Quando Monique morreu e Juan foi morar em Marrakesh, praticamente deixamos de nos ver. Tínhamos reuniões esporádicas, sempre cordiais, e eu continuava a lê-lo, com interesse os seus ensaios literários, e com bastante esforço seus textos criativos. Seus artigos no EL PAÍS indicavam que, apesar do passar dos anos, continuava idêntico: combativo, dissonante e arbitrário. Em nossos raros encontros, me animava a ir visitá-lo e me oferecia um passeio inesquecível por sua amada praça Djemaa el Fna, onde se alternavam os contadores de histórias e encantadores de serpentes.
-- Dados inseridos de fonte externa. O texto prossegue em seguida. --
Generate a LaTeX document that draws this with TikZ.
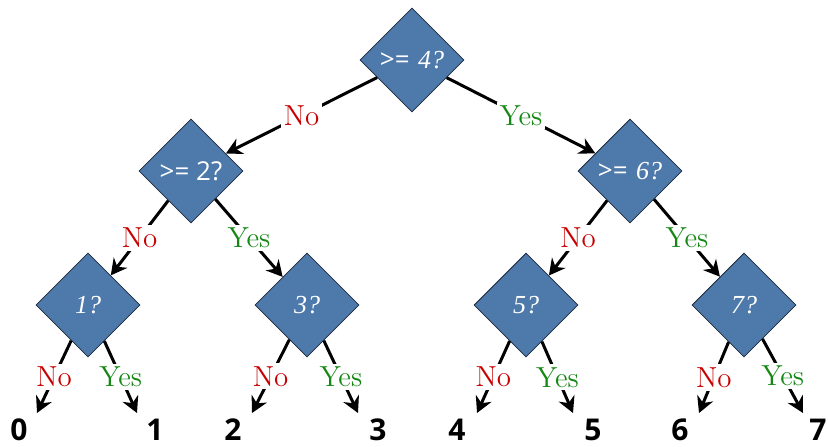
\documentclass[tikz,border=0pt]{standalone}
\usepackage{fontspec}
\newfontfamily\opensans{Open Sans}
\newfontfamily\qserif{Liberation Serif}
\usetikzlibrary{shapes.geometric,arrows.meta}
\definecolor{qblue}{RGB}{78,121,171}
\definecolor{qedge}{RGB}{30,40,60}
\definecolor{nored}{RGB}{200,0,0}
\definecolor{yesgreen}{RGB}{20,135,20}
\newcommand{\atleast}[1]{{\opensans >=} {\qserif\itshape #1?}}
\newcommand{\qdigit}[1]{{\qserif\itshape #1?}}

\begin{document}
\begin{tikzpicture}[
    x=0.5pt, y=-0.5pt,
    question/.style={diamond, draw=qedge, line width=0.4pt, fill=qblue, minimum size=52pt, inner sep=0pt, text=white, font=\fontsize{13}{15}\selectfont},
    leaf/.style={font=\opensans\bfseries\fontsize{15}{18}\selectfont},
    arrow/.style={-{Stealth[length=8pt,width=8.5pt]}, line width=1.5pt},
    no/.style={fill=white, inner sep=1.5pt, text=nored, font=\fontsize{14.5}{16}\selectfont},
    yes/.style={no, text=yesgreen}
]
\useasboundingbox (0,0) rectangle (828,446);

\node[question] (q4) at (412,60) {\atleast{4}};
\node[question] (q2) at (191,171) {{\opensans >= 2?}};
\node[question] (q6) at (630,171) {\atleast{6}};
\node[question] (q1) at (88,305) {\qdigit{1}};
\node[question] (q3) at (307,305) {\qdigit{3}};
\node[question] (q5) at (526,305) {\qdigit{5}};
\node[question] (q7) at (744,305) {\qdigit{7}};

\coordinate (t0) at (37,413);
\coordinate (t1) at (137,413);
\coordinate (t2) at (252,413);
\coordinate (t3) at (358,413);
\coordinate (t4) at (477,413);
\coordinate (t5) at (573,413);
\coordinate (t6) at (699,413);
\coordinate (t7) at (803,413);

\node[leaf] (l0) at (19,430) {0};
\node[leaf] (l1) at (155,430) {1};
\node[leaf] (l2) at (233,430) {2};
\node[leaf] (l3) at (378,430) {3};
\node[leaf] (l4) at (457,430) {4};
\node[leaf] (l5) at (593,430) {5};
\node[leaf] (l6) at (680,430) {6};
\node[leaf] (l7) at (818,430) {7};

\draw[arrow] (q4) -- node[no]{No} (q2);
\draw[arrow] (q4) -- node[yes]{Yes} (q6);
\draw[arrow] (q2) -- node[no]{No} (q1);
\draw[arrow] (q2) -- node[yes]{Yes} (q3);
\draw[arrow] (q6) -- node[no]{No} (q5);
\draw[arrow] (q6) -- node[yes]{Yes} (q7);
\draw[arrow] (q1) -- node[no]{No} (t0);
\draw[arrow] (q1) -- node[yes]{Yes} (t1);
\draw[arrow] (q3) -- node[no]{No} (t2);
\draw[arrow] (q3) -- node[yes]{Yes} (t3);
\draw[arrow] (q5) -- node[no]{No} (t4);
\draw[arrow] (q5) -- node[yes]{Yes} (t5);
\draw[arrow] (q7) -- node[no]{No} (t6);
\draw[arrow] (q7) -- node[yes]{Yes} (t7);
\end{tikzpicture}
\end{document}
Só depois de sua morte soube da agonia de seus últimos anos, desde que quebrou o fêmur ao cair numa escadaria do café, naquela famosa praça, à qual costumava ir à tarde para ver o sol se afundar nas montanhas azuis; de seu sofrimento físico e de suas dificuldades econômicas. E dos problemas para encontrar um túmulo laico, como ele queria, em um país onde os cemitérios são obrigatoriamente religiosos. Conhecendo-o, penso que este final indisciplinado, enredado e tragicômico não o teria desagradado: de alguma forma, refletia sua maneira contraditória de ser e sua vida traumática e peripatética. Juan, amigo, descanse em paz.